Entre tanto, y mientras se llegue a tomar conciencia lúcida de esa necesidad, muy probablemente prevalecerán los criterios más recalcitrantes de los menos democráticos intereses del Norte. Es decir, y durante algún tiempo, muy probablemente seguirá imperando la “ley de la Selva” en la que, en este caso, unos seguirán considerándose los únicos acreedores, y seguirán considerando a los otros como los únicos deudores.

Esa injusta y antidemocrática prepotencia, si sigue prevaleciendo y manteniéndose, habrá de pagarse muy caro. En efecto, los riesgos de seguir incurriendo en ella son altísimos.

¿O no somos concientes de que el gravísimo desbalance de riquezas entre el Norte y el Sur es lo que explica que millones de hombres del Sur tengan permanentemente puesta la mirada en el Norte, como su “única alternativa” de conseguir un trabajo digno y bien remunerado, en un ambiente bello y ordenado, en el que hay garantía para el cuidado de la salud y educación de sus hijos, y perspectivas seguras para éstos? El riesgo del Norte debe ser sin embargo visto y medido en su verdadera dimensión.

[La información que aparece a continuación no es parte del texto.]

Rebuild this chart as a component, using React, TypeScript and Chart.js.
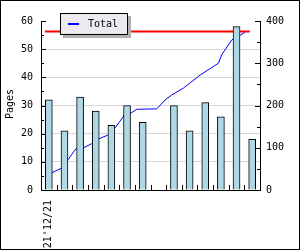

Es en verdad, muy en serio, el de que con el tiempo, y en un plazo no precisamente muy lejano, ocurra en todas las ciudades y pueblos del Norte lo que hoy viene ocurriendo en el Perú con Lima, por ejemplo, donde ya nueve de cada diez habitantes son migrantes o hijos y nietos de éstos. La prepotencia, pues, bien puede dar lugar a la “calcutización íntegra del Norte”

¿Es acaso eso lo que se quiere? ¿Y se piensa acaso que la prepotencia habrá de ser precisamente el arma para impedirlo? En fin, lo cierto y seguro que muestra el análisis es que el Norte inexorablemente deberá pagar una cuantiosa factura histórica : ya sea sea reconociendo y pagando su Deuda Histórica Externa, o, en su defecto, y mal que le pese, soportando su propia y dramática “calcutización”.

En fin, sólo nos resta decir que cada uno, Norte y Sur, haga responsablemente lo que le corresponde. Y, claro está, que cada uno asuma también la responsabilidad de sus opciones.